“Some people think Capone is still running things from behind bars.”

“He’s in Alcatraz now. You don’t run shit from Alcatraz.”

“Anyway, it can be done. Going undercover.”

“Yeah, but it’d be good and goddamn dangerous. I’d have to hand it to you, kid, if you pulled that off.”

“Would you be willing to help me do it?”

Not smiling, he tipped his head back, narrowed his eyes. “How?”

“Give me a name I can use, and a background. Somebody who’s out of circulation, in jail or whatever, who I can say I am, without risk of Candy Walker or anybody he runs with ever having met the guy. Somebody they might’ve heard of. Somebody they could call around and check up on. So I could get in and get this girl and get out again. In one piece.”

About halfway through that, he started nodding. He was still nodding as he said, “Possible. Let me make a phone call.”

He got up and went out of the room. I could hear his muffled voice, but not make out any of the words. Then he came back in, smiled meaninglessly and sat back down.

“It’s fixed. I got a name for you to use.”

“Good. Somebody in jail?”

“Better. Somebody dead.”

“Oh…”

“This guy worked out East till about a year ago, when he come to work for us.”

“Candy Walker never met him?”

Nitti shook his head. “No, but he’s heard of him. That’s the beauty part. There’s a chance he was pointed out to Walker once or twice, but they never met.”

“Well, if Walker saw him…”

“The guy had plastic surgery. That’s your explanation, if it comes up—it also happens to be true.”

“Oh—okay. How can I prove I’m this guy?”

“I’ll fill you in some more—I’m going to have a driver’s license in his name dropped off at your office tomorrow morning. We can make it work. A cinch.”

“Well, uh. Thanks. I appreciate this, Frank.”

“Actually, you’re doing me a favor.”

“How’s that?”

“This guy you’ll be playin’—he’s dead, but nobody knows it. Or, not many people know it. And it makes things sweeter if he’s seen walking around. It confuses the issue, see? Makes him not dead.”

I didn’t follow this exactly, but I nodded.

“Now,” Nitti said, writing on a white pad on the coffee table before him, “here’s an address. It’s an apartment house. You’ll go see this old hillbilly woman who lives on the ground floor. Her name’s Kate Barker.”

“Kate Barker. Is she related to the Barker boys?”

Nitti nodded curtly. “She’s their ma.”

No mention of an old woman being connected to the Barker-Karpis gang had been in any of the newspaper write-ups.

I said, “Is she aware of her boys’ business?”

“Oh, yes.”

“Does she approve of it?”

“They can do no wrong in her eyes.
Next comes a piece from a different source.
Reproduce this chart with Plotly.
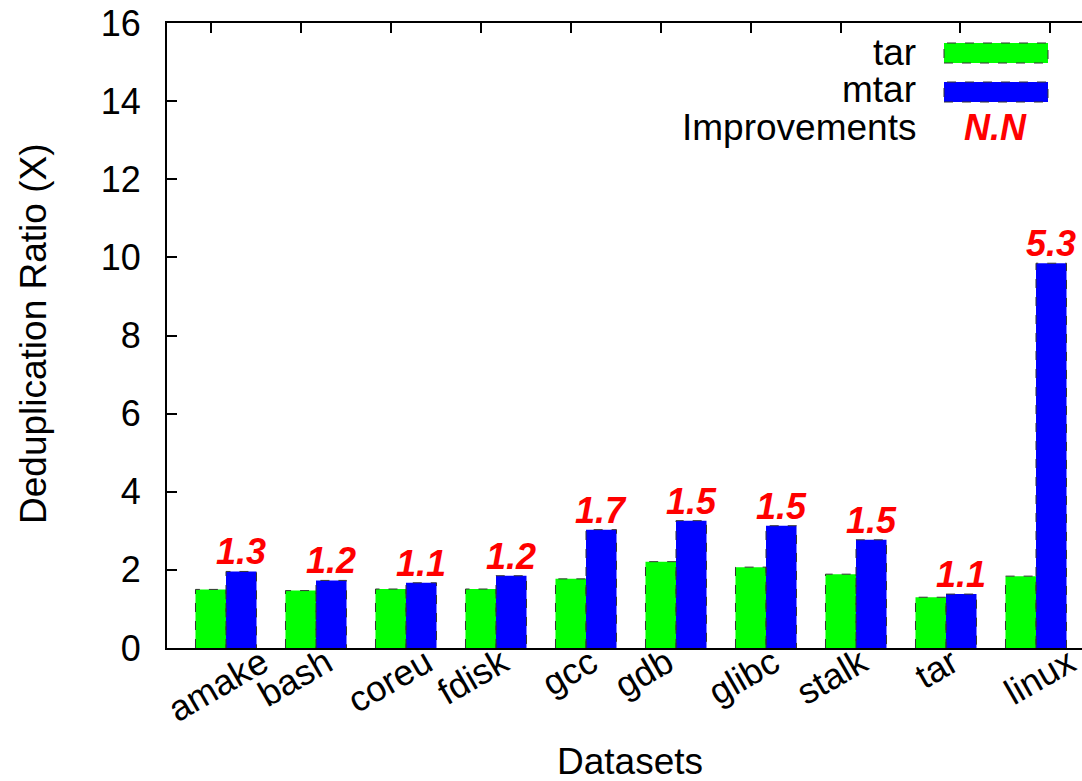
import plotly.graph_objects as go

# ---- data ----
categories = ["amake", "bash", "coreu", "fdisk", "gcc", "gdb", "glibc", "stalk", "tar", "linux"]
tar_values = [1.50, 1.47, 1.51, 1.51, 1.77, 2.21, 2.07, 1.89, 1.30, 1.84]
mtar_values = [1.96, 1.73, 1.67, 1.85, 3.03, 3.26, 3.13, 2.77, 1.38, 9.85]
improvements = ["1.3", "1.2", "1.1", "1.2", "1.7", "1.5", "1.5", "1.5", "1.1", "5.3"]
y_ticks = [0, 2, 4, 6, 8, 10, 12, 14, 16]

FONT = "Liberation Sans, Arial, Helvetica, sans-serif"
GREEN = "#00ff00"
BLUE = "#0000ff"
RED = "#ff0000"
OUTLINE = "#333333"

BARGAP = 0.322
W = (1 - BARGAP) / 2  # width of one bar in category units

xs = list(range(len(categories)))

fig = go.Figure()
fig.add_trace(go.Bar(x=xs, y=tar_values, name="tar", marker=dict(color=GREEN, line=dict(width=0)),
                     showlegend=False))
fig.add_trace(go.Bar(x=xs, y=mtar_values, name="mtar", marker=dict(color=BLUE, line=dict(width=0)),
                     showlegend=False))


def outline(values, side):
    ox, oy = [], []
    for i, v in enumerate(values):
        x0 = i - W if side == 0 else i
        x1 = x0 + W
        ox += [x0, x0, x1, x1, None]
        oy += [0, v, v, 0, None]
    return ox, oy


for k, vals in enumerate([tar_values, mtar_values]):
    ox, oy = outline(vals, k)
    fig.add_trace(go.Scatter(x=ox, y=oy, mode="lines", showlegend=False, hoverinfo="skip",
                             line=dict(color=OUTLINE, width=1, dash="dash")))

# improvement labels
for i, (v, t) in enumerate(zip(mtar_values, improvements)):
    fig.add_annotation(x=i + W / 2, y=v, xref="x", yref="y", text=t, showarrow=False,
                       yanchor="bottom", xanchor="center", yshift=-3,
                       font=dict(family=FONT, size=36, color=RED, weight="bold", style="italic"))

FIG_W, FIG_H = 1082, 781
L, T, R, B = 167, 23, 1082, 648  # plot area in screen pixels
PW, PH = R - L, B - T


def px(xp):
    return (xp - L) / PW


def py(yp):
    return (B - yp) / PH


def xdata(xp):  # screen x -> category coordinate
    return (xp - 226) / 90


# legend (custom, text left of swatch)
leg_font = dict(family=FONT, size=37, color="black")
for label, yc in [("tar", 52), ("mtar", 90), ("Improvements", 127)]:
    fig.add_annotation(x=px(918), y=py(yc), xref="paper", yref="paper", text=label,
                       showarrow=False, xanchor="right", yanchor="middle", font=leg_font)
for color, (y0, y1) in [(GREEN, (43, 63)), (BLUE, (82, 102))]:
    fig.add_shape(type="rect", xref="paper", yref="paper", x0=px(944), x1=px(1048),
                  y0=py(y1), y1=py(y0), fillcolor=color,
                  line=dict(color=OUTLINE, width=1, dash="dash"))
fig.add_annotation(x=px(995), y=py(127), xref="paper", yref="paper", text="N.N", showarrow=False,
                   xanchor="center", yanchor="middle",
                   font=dict(family=FONT, size=36, color=RED, weight="bold", style="italic"))

# axis titles
fig.add_annotation(x=px(33), y=py(334), xref="paper", yref="paper", text="Deduplication Ratio (X)",
                   showarrow=False, textangle=-90, xanchor="center", yanchor="middle",
                   font=dict(family=FONT, size=37, color="black"))
fig.add_annotation(x=px(630), y=py(761), xref="paper", yref="paper", text="Datasets",
                   showarrow=False, xanchor="center", yanchor="middle",
                   font=dict(family=FONT, size=37, color="black"))

x_range = [xdata(L), xdata(R)]
top_ticks = [xdata(p) for p in [211, 301, 391, 481, 571, 661, 751, 841, 960, 1050]]
label_pos = [xdata(p - 6) for p in [268, 332, 432, 508, 597, 673, 779, 867, 958, 1075]]

fig.update_layout(
    width=FIG_W, height=FIG_H,
    margin=dict(l=L, r=FIG_W - R, t=T, b=FIG_H - B),
    plot_bgcolor="white", paper_bgcolor="white",
    barmode="group", bargap=BARGAP, bargroupgap=0,
    font=dict(family=FONT, size=36, color="black"),
    xaxis=dict(range=x_range, tickmode="array", tickvals=label_pos, ticktext=categories,
               tickangle=-30, ticks="", showgrid=False, zeroline=False, automargin=False,
               showline=True, linecolor="black", linewidth=2, mirror=True, ticklabelstandoff=-22,
               ticklabeloverflow="allow",
               tickfont=dict(family=FONT, size=36, color="black")),
    xaxis2=dict(range=x_range, overlaying="x", side="top", tickmode="array", tickvals=top_ticks,
                ticks="inside", ticklen=10, tickwidth=2, tickcolor="black", showticklabels=False,
                showgrid=False, zeroline=False, showline=True, linecolor="black", linewidth=2,
                automargin=False),
    yaxis=dict(range=[0, 16], tickmode="array", tickvals=y_ticks, ticks="inside", ticklen=10,
               tickwidth=2, tickcolor="black", showgrid=False, zeroline=False, automargin=False,
               showline=True, linecolor="black", linewidth=2, ticklabelstandoff=17,
               ticklabeloverflow="allow",
               tickfont=dict(family=FONT, size=36, color="black")),
)
# dummy trace so xaxis2 is drawn
fig.add_trace(go.Scatter(x=[x_range[0]], y=[0], xaxis="x2", mode="markers",
                         marker=dict(opacity=0), showlegend=False, hoverinfo="skip"))

fig.write_html("out.html", config={"displayModeBar": False},
               post_script="document.body.style.margin='0px';document.body.style.padding='0px';")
She goes on the road with ’em sometimes, I’m told. But sometimes she tires of that kind of life and goes and lives in an apartment in the ‘big city.’ She’ll know where they are. Just tell her you want to connect up with her boys and Walker; she won’t care why, she’ll just do it. If she has any doubts about who you are, you have her check with one of my people, whose name I’m gonna give you.”

He tore the sheet with the address on it off the pad; handed it to me.

I glanced at the address.

3967 Pine Grove.

“Jesus—Frank, this is the apartment building where Jimmy Lawrence lived…”

“I know,” Nitti nodded. “I own it. Or one of my companies owns it.”

I was finding out more about Frank Nitti and his business than I wanted to; I could see me, dead in an alley.

“She’s living in Lawrence’s apartment, by the way,” Nitti said.

“Jesus,” I said, just staring at the white piece of paper, the address starting to blur.

“That’s only because the previous tenant vacated,” Nitti said, smiling like a priest. “She never met Lawrence.”